Session identity and shared state
A daemon drives one physical machine. Multiple MCP clients can connect at the same time, but they still share the same screen, keyboard, pointer, accessibility tree, and recording machinery. Session identity does not make concurrent control independent. Two agents clicking at once still contend for the same desktop.
Session identity solves a narrower state problem. When a proxy starts, it mints a session identity and stamps forwarded calls with it. The daemon uses that identity to scope mutable state to one client lifetime. Recording ownership, per-session config overrides, and the agent-cursor overlay are all keyed by session.

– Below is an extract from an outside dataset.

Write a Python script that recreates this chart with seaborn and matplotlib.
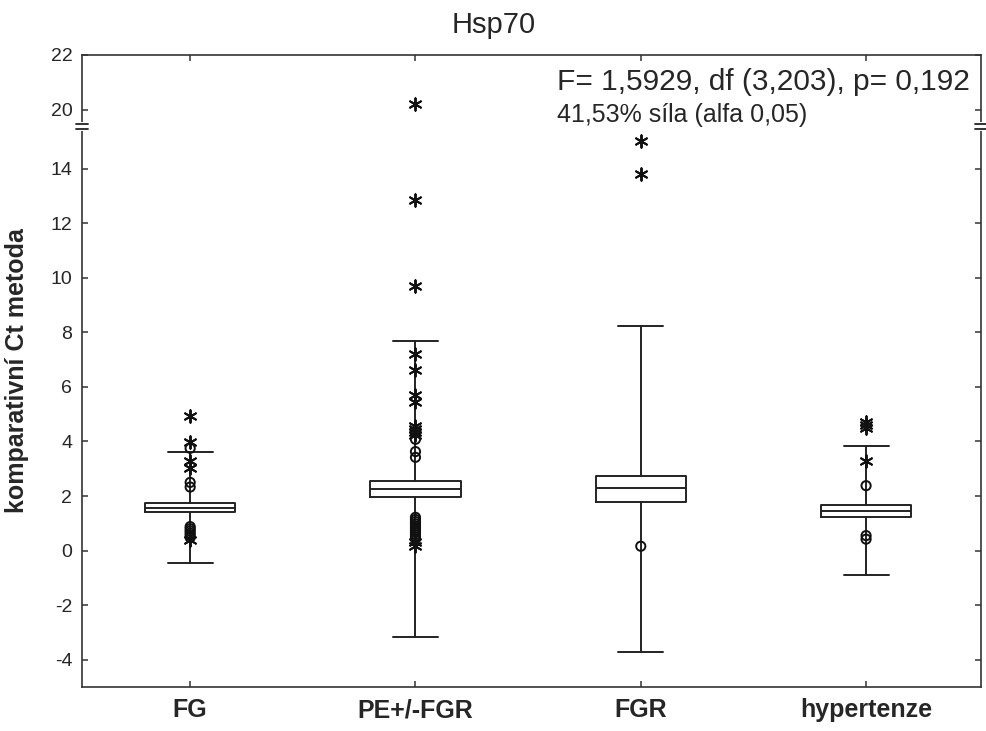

Cleanup follows the proxy connection, not a final message. The proxy keeps a long-lived control connection open to the daemon. When the proxy exits, even from an ungraceful kill, the kernel closes that connection. The daemon sees EOF and removes state owned by that session. This prevents stale recordings, cursors, and temporary config overrides.
Lifetimes and memory
In-process MCP mode is simple: one process speaks MCP and performs the driver work directly. It lives for the stdio session. When the MCP client closes the transport, the process exits, and in-memory state exits with it. Element-index caches, active recording state, temporary config, and cursor state are process-local.
Daemon-proxy mode gives the driver a longer lifetime than the MCP client. The proxy may come and go as an assistant restarts its MCP transport, but the daemon can keep running. Element-index caches can remain warm, and daemon-held configuration can continue to apply after a tool client reconnects.
In-process mode is direct and short-lived. Daemon-proxy mode adds a local IPC hop, but it puts GUI work in the operating-system context that can perform it, and gives shared state a machine-level lifetime rather than a stdio subprocess lifetime.